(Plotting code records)

= = = = =

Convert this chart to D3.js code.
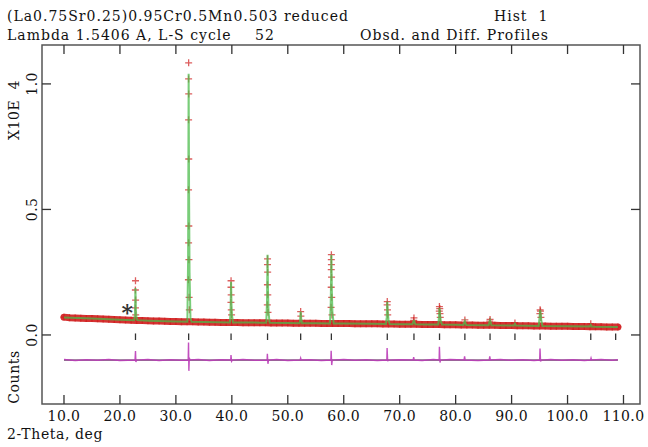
<!DOCTYPE html>
<html>
<head>
<meta charset="utf-8">
<script src="https://cdn.jsdelivr.net/npm/d3@7"></script>
<style>
  body { margin: 0; background: #fff; }
  svg text { font-family: "DejaVu Serif", serif; fill: #111; font-size: 14px; }
</style>
</head>
<body>
<svg id="chart"></svg>
<script>
// ---- data (counts in units of 1e4) ----
const titleLeft = ["(La0.75Sr0.25)0.95Cr0.5Mn0.503 reduced", "Lambda 1.5406 A, L-S cycle"];
const cycleNumber = "52";
const titleRight = ["Hist  1", "Obsd. and Diff. Profiles"];

const xTicks = [10, 20, 30, 40, 50, 60, 70, 80, 90, 100, 110];
const yTicks = [0.0, 0.5, 1.0];

// observed background band, 1 deg steps from 10 to 109
const bandStart = 10;
const bandCounts = [
  0.071, 0.069, 0.068, 0.067, 0.066, 0.066, 0.065, 0.064, 0.063, 0.062,
  0.061, 0.060, 0.059, 0.058, 0.058, 0.057, 0.056, 0.056, 0.055, 0.054,
  0.054, 0.053, 0.053, 0.053, 0.052, 0.052, 0.051, 0.051, 0.050, 0.050,
  0.050, 0.050, 0.049, 0.049, 0.049, 0.049, 0.049, 0.048, 0.048, 0.048,
  0.048, 0.047, 0.047, 0.047, 0.047, 0.047, 0.046, 0.046, 0.046, 0.046,
  0.046, 0.046, 0.045, 0.045, 0.045, 0.045, 0.045, 0.044, 0.044, 0.044,
  0.043, 0.043, 0.043, 0.043, 0.042, 0.042, 0.042, 0.042, 0.041, 0.041,
  0.041, 0.040, 0.040, 0.040, 0.039, 0.039, 0.039, 0.039, 0.038, 0.038,
  0.038, 0.037, 0.037, 0.037, 0.036, 0.036, 0.036, 0.035, 0.035, 0.035,
  0.035, 0.034, 0.034, 0.034, 0.033, 0.033, 0.033, 0.032, 0.032, 0.032
];

// observed points on the peaks [2theta, counts]
const obsPeaks = [
  [22.78, 0.216], [22.76, 0.179], [22.80, 0.139], [22.77, 0.108], [22.82, 0.080],
  [32.28, 1.084], [32.27, 1.020], [32.29, 0.960], [32.27, 0.857], [32.30, 0.701],
  [32.26, 0.578], [32.31, 0.434], [32.27, 0.367], [32.33, 0.300], [32.24, 0.220],
  [32.36, 0.150], [32.40, 0.100],
  [39.86, 0.216], [39.85, 0.190], [39.88, 0.160], [39.84, 0.130], [39.90, 0.100], [39.95, 0.080],
  [46.38, 0.303], [46.37, 0.280], [46.40, 0.250], [46.36, 0.200], [46.42, 0.160],
  [46.34, 0.120], [46.46, 0.090],
  [52.30, 0.093], [52.34, 0.075],
  [57.79, 0.320], [57.78, 0.300], [57.80, 0.280], [57.77, 0.260], [57.82, 0.230],
  [57.76, 0.190], [57.85, 0.150], [57.74, 0.110], [57.90, 0.080],
  [67.78, 0.133], [67.76, 0.120], [67.82, 0.100], [67.86, 0.080],
  [72.55, 0.068], [72.50, 0.058],
  [77.10, 0.113], [77.16, 0.105], [77.08, 0.095], [77.20, 0.085], [77.25, 0.070],
  [81.65, 0.060],
  [86.15, 0.062], [86.10, 0.055],
  [90.60, 0.048],
  [95.10, 0.100], [95.16, 0.095], [95.06, 0.085], [95.24, 0.070],
  [104.15, 0.045]
];

// calculated profile [2theta, counts]
const calcProfile = [
  [10, 0.070], [15, 0.066], [20, 0.061], [22.55, 0.059], [22.68, 0.080], [22.77, 0.187],
  [22.85, 0.100], [22.93, 0.075], [23.1, 0.059], [25, 0.057], [30, 0.054],
  [32.05, 0.053], [32.18, 0.300], [32.28, 1.040], [32.36, 0.550], [32.44, 0.250],
  [32.6, 0.070], [32.8, 0.053], [35, 0.052],
  [39.65, 0.050], [39.77, 0.090], [39.86, 0.212], [39.94, 0.120], [40.02, 0.080], [40.2, 0.050],
  [45, 0.049], [46.15, 0.049], [46.28, 0.130], [46.38, 0.319], [46.47, 0.170],
  [46.56, 0.090], [46.75, 0.049], [50, 0.048],
  [52.1, 0.047], [52.2, 0.060], [52.3, 0.093], [52.4, 0.065], [52.55, 0.047], [55, 0.047],
  [57.55, 0.046], [57.68, 0.130], [57.79, 0.319], [57.88, 0.170], [57.98, 0.090],
  [58.2, 0.046], [60, 0.046], [65, 0.045],
  [67.55, 0.044], [67.68, 0.070], [67.78, 0.133], [67.88, 0.090], [68.0, 0.060], [68.2, 0.044],
  [70, 0.043], [72.3, 0.043], [72.45, 0.052], [72.55, 0.060], [72.65, 0.050], [72.8, 0.043],
  [75, 0.042], [76.9, 0.042], [77.02, 0.070], [77.12, 0.108], [77.22, 0.080],
  [77.35, 0.055], [77.55, 0.042], [80, 0.041],
  [81.4, 0.040], [81.55, 0.050], [81.65, 0.055], [81.75, 0.047], [81.9, 0.040], [85, 0.039],
  [85.9, 0.039], [86.05, 0.052], [86.15, 0.058], [86.25, 0.050], [86.4, 0.039], [90, 0.038],
  [90.45, 0.038], [90.6, 0.044], [90.75, 0.038],
  [94.85, 0.036], [95.0, 0.070], [95.1, 0.100], [95.2, 0.085], [95.3, 0.060], [95.5, 0.036],
  [100, 0.035], [104.0, 0.034], [104.15, 0.040], [104.3, 0.034], [105, 0.033], [109, 0.032]
];

// reflection positions (2theta)
const reflections = [22.78, 32.28, 39.86, 46.38, 52.3, 57.79, 67.78, 72.55, 77.12,
  81.65, 86.15, 90.6, 95.1, 104.15, 108.6];

// difference curve (obs - calc), drawn about diffOffset
const diffOffset = -0.1;
const diffCurve = [
  [10, 0.002], [12, -0.002], [14, 0.001], [16, -0.001], [18, 0.002], [20, -0.002],
  [22.7, 0.000], [22.78, 0.036], [22.85, -0.008], [22.95, 0.000], [25, 0.002], [27, -0.002],
  [29, 0.001], [31, -0.001], [32.2, 0.000], [32.26, 0.070], [32.32, -0.043], [32.4, 0.010],
  [32.5, 0.000], [34, 0.002], [36, -0.002], [38, 0.001], [39.8, 0.000], [39.85, 0.020],
  [39.95, -0.005], [40.1, 0.000], [42, 0.002], [44, -0.001], [46.3, 0.000], [46.35, 0.025],
  [46.45, -0.015], [46.55, 0.000], [48, 0.002], [50, -0.002], [52.2, 0.000], [52.3, 0.008],
  [52.4, 0.000], [54, 0.001], [56, -0.002], [57.7, 0.000], [57.75, 0.037], [57.85, -0.020],
  [57.95, 0.000], [60, 0.002], [62, -0.001], [64, 0.001], [66, -0.002], [67.7, 0.000],
  [67.75, 0.048], [67.85, -0.005], [67.95, 0.000], [70, 0.001], [72.4, 0.000], [72.5, 0.012],
  [72.6, 0.000], [74, -0.002], [76, 0.002], [77.05, 0.000], [77.1, 0.053], [77.2, -0.010],
  [77.3, 0.000], [79, 0.002], [81.5, 0.000], [81.6, 0.015], [81.7, 0.000], [84, -0.002],
  [86.0, 0.000], [86.1, 0.015], [86.2, 0.000], [88, 0.002], [90, -0.001], [92, 0.001],
  [94, -0.002], [95.02, 0.000], [95.08, 0.046], [95.18, -0.006], [95.3, 0.000], [97, 0.002],
  [99, -0.001], [101, 0.001], [103, -0.002], [104.1, 0.000], [104.2, 0.008], [104.3, 0.000],
  [106, 0.002], [108, -0.001], [109, 0.001]
];

const star = { theta: 21.3, counts: 0.10 };

// ---- layout ----
const width = 648;
const height = 447;
const box = { left: 42, right: 640, top: 45, bottom: 404 };

const svg = d3.select("#chart")
  .attr("width", width)
  .attr("height", height);

const x = d3.scaleLinear().domain([6.07, 112.95]).range([box.left, box.right]);
const y = d3.scaleLinear().domain([-0.275, 1.155]).range([box.bottom, box.top]);

const red = "#d01c1c";
const green = "#4cbc4c";
const magenta = "#bb3cb8";

const plot = svg.append("g");

// observed band
const bandPoints = bandCounts.map((c, i) => [bandStart + i, c]);
const line = d3.line().x(d => x(d[0])).y(d => y(d[1]));

plot.append("path")
  .datum(bandPoints)
  .attr("d", line)
  .attr("fill", "none")
  .attr("stroke", red)
  .attr("stroke-width", 7)
  .attr("opacity", 0.9)
  .attr("stroke-linejoin", "round")
  .attr("stroke-linecap", "round");

// observed crosses
plot.selectAll(".obs")
  .data(bandPoints.concat(obsPeaks))
  .enter()
  .append("path")
  .attr("class", "obs")
  .attr("d", d => {
    const cx = x(d[0]), cy = y(d[1]);
    return `M${cx - 3.5},${cy}H${cx + 3.5}M${cx},${cy - 3.5}V${cy + 3.5}`;
  })
  .attr("stroke", red)
  .attr("stroke-width", 1.3)
  .attr("opacity", 0.7);

// calculated profile
plot.append("path")
  .datum(calcProfile)
  .attr("d", line)
  .attr("fill", "none")
  .attr("stroke", green)
  .attr("stroke-width", 2)
  .attr("opacity", 0.75);

// reflection markers
plot.selectAll(".refl")
  .data(reflections)
  .enter()
  .append("line")
  .attr("x1", d => x(d))
  .attr("x2", d => x(d))
  .attr("y1", y(0.006))
  .attr("y2", y(-0.02))
  .attr("stroke", "#333")
  .attr("stroke-width", 1.3);

// difference curve
plot.append("line")
  .attr("x1", x(10)).attr("x2", x(109))
  .attr("y1", y(diffOffset)).attr("y2", y(diffOffset))
  .attr("stroke", "#222")
  .attr("stroke-width", 1);

plot.append("path")
  .datum(diffCurve)
  .attr("d", d3.line().x(d => x(d[0])).y(d => y(d[1] + diffOffset)))
  .attr("fill", "none")
  .attr("stroke", magenta)
  .attr("stroke-width", 1.4)
  .attr("opacity", 0.9);

// asterisk
svg.append("text")
  .attr("x", x(star.theta))
  .attr("y", y(star.counts) + 10)
  .attr("text-anchor", "middle")
  .style("font-size", "22px")
  .style("font-weight", "bold")
  .style("fill", "#333")
  .text("*");

// frame
svg.append("rect")
  .attr("x", box.left)
  .attr("y", box.top)
  .attr("width", box.right - box.left)
  .attr("height", box.bottom - box.top)
  .attr("fill", "none")
  .attr("stroke", "#555")
  .attr("stroke-width", 1.5);

const tickLen = 9;
const axisG = svg.append("g").attr("stroke", "#333").attr("stroke-width", 1.3);

xTicks.forEach(t => {
  axisG.append("line")
    .attr("x1", x(t)).attr("x2", x(t))
    .attr("y1", box.bottom).attr("y2", box.bottom - tickLen);
  axisG.append("line")
    .attr("x1", x(t)).attr("x2", x(t))
    .attr("y1", box.top).attr("y2", box.top + tickLen);
});

yTicks.forEach(t => {
  axisG.append("line")
    .attr("x1", box.left).attr("x2", box.left + tickLen)
    .attr("y1", y(t)).attr("y2", y(t));
  axisG.append("line")
    .attr("x1", box.right).attr("x2", box.right - tickLen)
    .attr("y1", y(t)).attr("y2", y(t));
});

// tick labels
svg.selectAll(".xlab")
  .data(xTicks)
  .enter()
  .append("text")
  .attr("x", d => x(d))
  .attr("y", 421)
  .attr("text-anchor", "middle")
  .style("letter-spacing", "0.4px")
  .text(d => d.toFixed(1));

svg.selectAll(".ylab")
  .data(yTicks)
  .enter()
  .append("text")
  .attr("transform", d => `translate(37, ${y(d)}) rotate(-90)`)
  .attr("text-anchor", "middle")
  .style("letter-spacing", "0.4px")
  .text(d => d.toFixed(1));

// axis titles
svg.append("text")
  .attr("x", 7).attr("y", 439)
  .style("letter-spacing", "0.6px")
  .text("2-Theta, deg");

svg.append("text")
  .attr("transform", "translate(19, 110) rotate(-90)")
  .attr("text-anchor", "middle")
  .style("white-space", "pre")
  .style("letter-spacing", "0.6px")
  .text("X10E  4");

svg.append("text")
  .attr("transform", "translate(19, 377) rotate(-90)")
  .attr("text-anchor", "middle")
  .style("letter-spacing", "0.6px")
  .text("Counts");

// titles
const titleG = svg.append("g").style("letter-spacing", "1px");
titleG.selectAll(".title")
  .data(titleLeft)
  .enter()
  .append("text")
  .attr("x", 7)
  .attr("y", (d, i) => 21 + i * 19)
  .text(d => d);

titleG.append("text").attr("x", 255).attr("y", 40).text(cycleNumber);
titleG.append("text").attr("x", 494).attr("y", 21)
  .style("white-space", "pre").text(titleRight[0]);
titleG.append("text").attr("x", 360).attr("y", 40).text(titleRight[1]);
</script>
</body>
</html>
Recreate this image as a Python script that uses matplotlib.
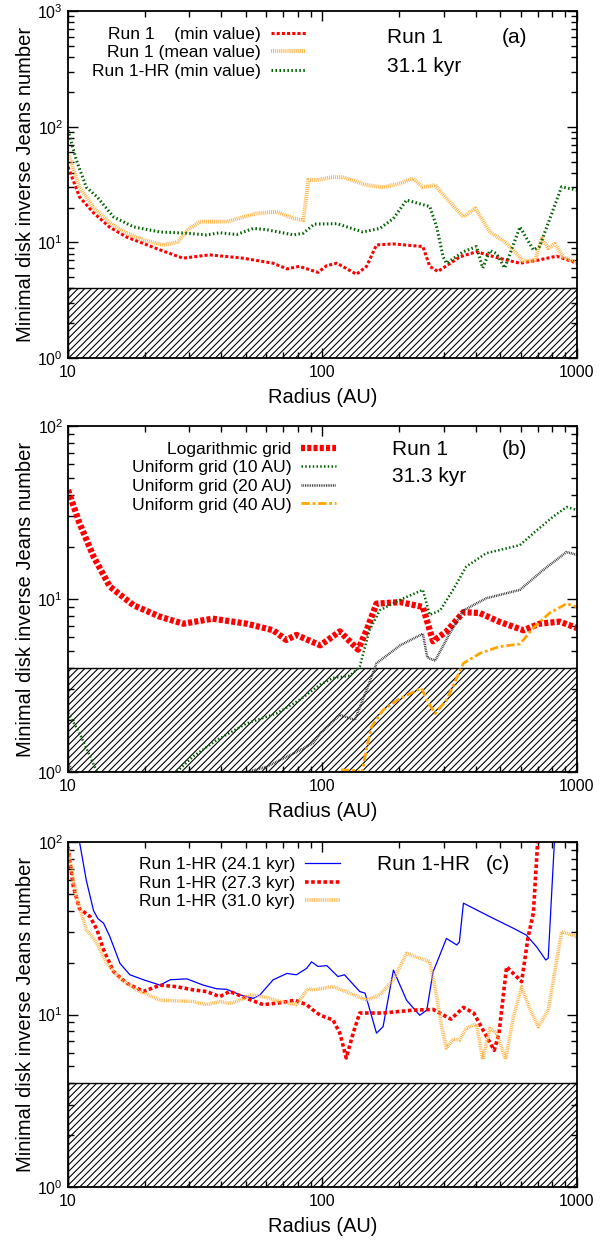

= = = = =

EXERCISE OBJECTIVE: In the records above, find the line containing "const yTicks = [0.0, 0.5, 1.0];" and output every line from the first through that one, exactly, omitting pictures.

CORRECT OUTPUT:
Convert this chart to D3.js code.
<!DOCTYPE html>
<html>
<head>
<meta charset="utf-8">
<script src="https://cdn.jsdelivr.net/npm/d3@7"></script>
<style>
  body { margin: 0; background: #fff; }
  svg text { font-family: "DejaVu Serif", serif; fill: #111; font-size: 14px; }
</style>
</head>
<body>
<svg id="chart"></svg>
<script>
// ---- data (counts in units of 1e4) ----
const titleLeft = ["(La0.75Sr0.25)0.95Cr0.5Mn0.503 reduced", "Lambda 1.5406 A, L-S cycle"];
const cycleNumber = "52";
const titleRight = ["Hist  1", "Obsd. and Diff. Profiles"];

const xTicks = [10, 20, 30, 40, 50, 60, 70, 80, 90, 100, 110];
const yTicks = [0.0, 0.5, 1.0];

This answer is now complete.